Short task: Give all the lines below again, exactly, with no pictures.

--- Begin ---

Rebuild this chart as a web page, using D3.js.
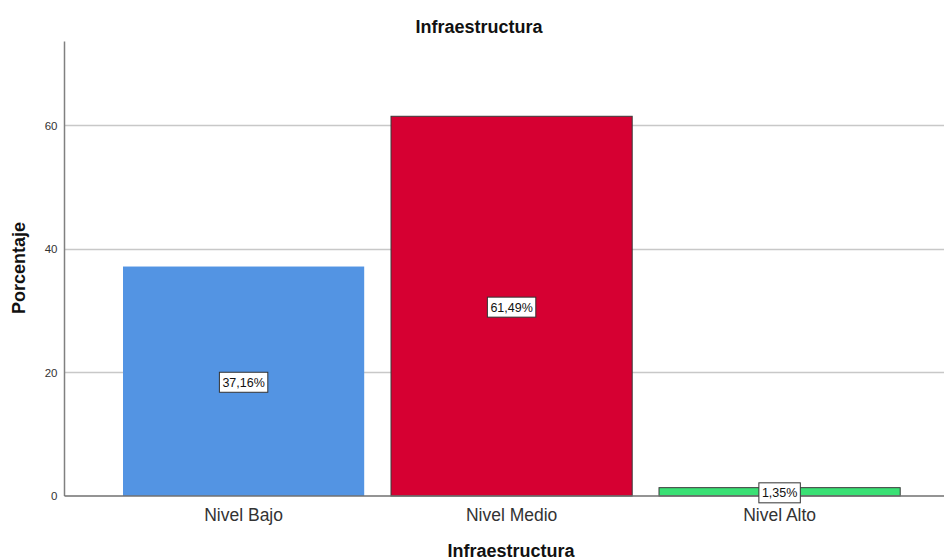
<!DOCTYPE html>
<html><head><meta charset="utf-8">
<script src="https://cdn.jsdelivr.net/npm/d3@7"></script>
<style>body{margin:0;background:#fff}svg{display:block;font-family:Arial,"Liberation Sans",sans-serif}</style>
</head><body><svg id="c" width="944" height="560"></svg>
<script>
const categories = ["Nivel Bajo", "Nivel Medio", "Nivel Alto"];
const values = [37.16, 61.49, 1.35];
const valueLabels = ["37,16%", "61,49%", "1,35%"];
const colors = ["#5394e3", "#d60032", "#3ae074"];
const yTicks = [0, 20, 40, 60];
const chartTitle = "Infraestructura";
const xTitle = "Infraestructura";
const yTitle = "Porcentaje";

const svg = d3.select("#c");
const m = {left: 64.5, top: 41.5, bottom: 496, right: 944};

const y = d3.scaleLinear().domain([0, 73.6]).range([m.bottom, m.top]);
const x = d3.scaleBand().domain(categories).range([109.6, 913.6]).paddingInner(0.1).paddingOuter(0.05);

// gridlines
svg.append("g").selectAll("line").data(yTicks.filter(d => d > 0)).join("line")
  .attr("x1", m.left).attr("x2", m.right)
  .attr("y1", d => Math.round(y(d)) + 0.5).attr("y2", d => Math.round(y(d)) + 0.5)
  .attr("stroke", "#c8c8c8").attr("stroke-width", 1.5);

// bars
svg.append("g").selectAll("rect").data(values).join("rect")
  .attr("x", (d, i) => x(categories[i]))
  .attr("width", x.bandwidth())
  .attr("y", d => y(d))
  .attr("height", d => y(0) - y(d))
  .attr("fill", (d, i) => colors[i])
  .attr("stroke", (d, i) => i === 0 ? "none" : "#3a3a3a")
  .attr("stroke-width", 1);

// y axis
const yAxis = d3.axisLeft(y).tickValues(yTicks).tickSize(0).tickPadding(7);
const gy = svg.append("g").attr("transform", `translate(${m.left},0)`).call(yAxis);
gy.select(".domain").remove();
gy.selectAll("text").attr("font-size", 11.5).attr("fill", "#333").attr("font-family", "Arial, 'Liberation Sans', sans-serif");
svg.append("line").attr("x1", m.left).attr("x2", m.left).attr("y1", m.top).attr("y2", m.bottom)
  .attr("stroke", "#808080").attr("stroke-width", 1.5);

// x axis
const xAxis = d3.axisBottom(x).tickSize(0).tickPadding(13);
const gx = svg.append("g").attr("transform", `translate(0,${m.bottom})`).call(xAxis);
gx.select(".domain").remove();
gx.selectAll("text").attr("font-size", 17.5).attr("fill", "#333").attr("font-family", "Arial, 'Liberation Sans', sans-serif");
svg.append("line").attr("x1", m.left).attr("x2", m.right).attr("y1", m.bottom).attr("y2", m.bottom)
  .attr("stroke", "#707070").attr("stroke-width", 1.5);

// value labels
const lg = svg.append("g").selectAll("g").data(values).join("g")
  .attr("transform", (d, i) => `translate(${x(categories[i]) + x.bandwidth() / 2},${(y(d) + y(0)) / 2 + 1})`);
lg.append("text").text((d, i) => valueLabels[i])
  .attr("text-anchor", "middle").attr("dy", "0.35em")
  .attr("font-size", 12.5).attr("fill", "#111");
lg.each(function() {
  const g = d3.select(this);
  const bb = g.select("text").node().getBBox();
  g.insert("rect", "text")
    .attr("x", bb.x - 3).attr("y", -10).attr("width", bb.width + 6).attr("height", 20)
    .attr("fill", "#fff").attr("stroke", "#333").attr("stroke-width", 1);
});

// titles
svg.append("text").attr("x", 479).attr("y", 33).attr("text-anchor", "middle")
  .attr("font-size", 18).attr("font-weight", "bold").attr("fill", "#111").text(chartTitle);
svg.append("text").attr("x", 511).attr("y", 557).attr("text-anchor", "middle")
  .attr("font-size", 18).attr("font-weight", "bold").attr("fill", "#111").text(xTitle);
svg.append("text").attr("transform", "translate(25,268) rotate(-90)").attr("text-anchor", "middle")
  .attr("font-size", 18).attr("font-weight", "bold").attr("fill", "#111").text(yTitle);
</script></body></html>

--- End ---

Exercise output:
Rebuild this chart as a web page, using D3.js.
<!DOCTYPE html>
<html><head><meta charset="utf-8">
<script src="https://cdn.jsdelivr.net/npm/d3@7"></script>
<style>body{margin:0;background:#fff}svg{display:block;font-family:Arial,"Liberation Sans",sans-serif}</style>
</head><body><svg id="c" width="944" height="560"></svg>
<script>
const categories = ["Nivel Bajo", "Nivel Medio", "Nivel Alto"];
const values = [37.16, 61.49, 1.35];
const valueLabels = ["37,16%", "61,49%", "1,35%"];
const colors = ["#5394e3", "#d60032", "#3ae074"];
const yTicks = [0, 20, 40, 60];
const chartTitle = "Infraestructura";
const xTitle = "Infraestructura";
const yTitle = "Porcentaje";

const svg = d3.select("#c");
const m = {left: 64.5, top: 41.5, bottom: 496, right: 944};

const y = d3.scaleLinear().domain([0, 73.6]).range([m.bottom, m.top]);
const x = d3.scaleBand().domain(categories).range([109.6, 913.6]).paddingInner(0.1).paddingOuter(0.05);

// gridlines
svg.append("g").selectAll("line").data(yTicks.filter(d => d > 0)).join("line")
  .attr("x1", m.left).attr("x2", m.right)
  .attr("y1", d => Math.round(y(d)) + 0.5).attr("y2", d => Math.round(y(d)) + 0.5)
  .attr("stroke", "#c8c8c8").attr("stroke-width", 1.5);

// bars
svg.append("g").selectAll("rect").data(values).join("rect")
  .attr("x", (d, i) => x(categories[i]))
  .attr("width", x.bandwidth())
  .attr("y", d => y(d))
  .attr("height", d => y(0) - y(d))
  .attr("fill", (d, i) => colors[i])
  .attr("stroke", (d, i) => i === 0 ? "none" : "#3a3a3a")
  .attr("stroke-width", 1);

// y axis
const yAxis = d3.axisLeft(y).tickValues(yTicks).tickSize(0).tickPadding(7);
const gy = svg.append("g").attr("transform", `translate(${m.left},0)`).call(yAxis);
gy.select(".domain").remove();
gy.selectAll("text").attr("font-size", 11.5).attr("fill", "#333").attr("font-family", "Arial, 'Liberation Sans', sans-serif");
svg.append("line").attr("x1", m.left).attr("x2", m.left).attr("y1", m.top).attr("y2", m.bottom)
  .attr("stroke", "#808080").attr("stroke-width", 1.5);

// x axis
const xAxis = d3.axisBottom(x).tickSize(0).tickPadding(13);
const gx = svg.append("g").attr("transform", `translate(0,${m.bottom})`).call(xAxis);
gx.select(".domain").remove();
gx.selectAll("text").attr("font-size", 17.5).attr("fill", "#333").attr("font-family", "Arial, 'Liberation Sans', sans-serif");
svg.append("line").attr("x1", m.left).attr("x2", m.right).attr("y1", m.bottom).attr("y2", m.bottom)
  .attr("stroke", "#707070").attr("stroke-width", 1.5);

// value labels
const lg = svg.append("g").selectAll("g").data(values).join("g")
  .attr("transform", (d, i) => `translate(${x(categories[i]) + x.bandwidth() / 2},${(y(d) + y(0)) / 2 + 1})`);
lg.append("text").text((d, i) => valueLabels[i])
  .attr("text-anchor", "middle").attr("dy", "0.35em")
  .attr("font-size", 12.5).attr("fill", "#111");
lg.each(function() {
  const g = d3.select(this);
  const bb = g.select("text").node().getBBox();
  g.insert("rect", "text")
    .attr("x", bb.x - 3).attr("y", -10).attr("width", bb.width + 6).attr("height", 20)
    .attr("fill", "#fff").attr("stroke", "#333").attr("stroke-width", 1);
});

// titles
svg.append("text").attr("x", 479).attr("y", 33).attr("text-anchor", "middle")
  .attr("font-size", 18).attr("font-weight", "bold").attr("fill", "#111").text(chartTitle);
svg.append("text").attr("x", 511).attr("y", 557).attr("text-anchor", "middle")
  .attr("font-size", 18).attr("font-weight", "bold").attr("fill", "#111").text(xTitle);
svg.append("text").attr("transform", "translate(25,268) rotate(-90)").attr("text-anchor", "middle")
  .attr("font-size", 18).attr("font-weight", "bold").attr("fill", "#111").text(yTitle);
</script></body></html>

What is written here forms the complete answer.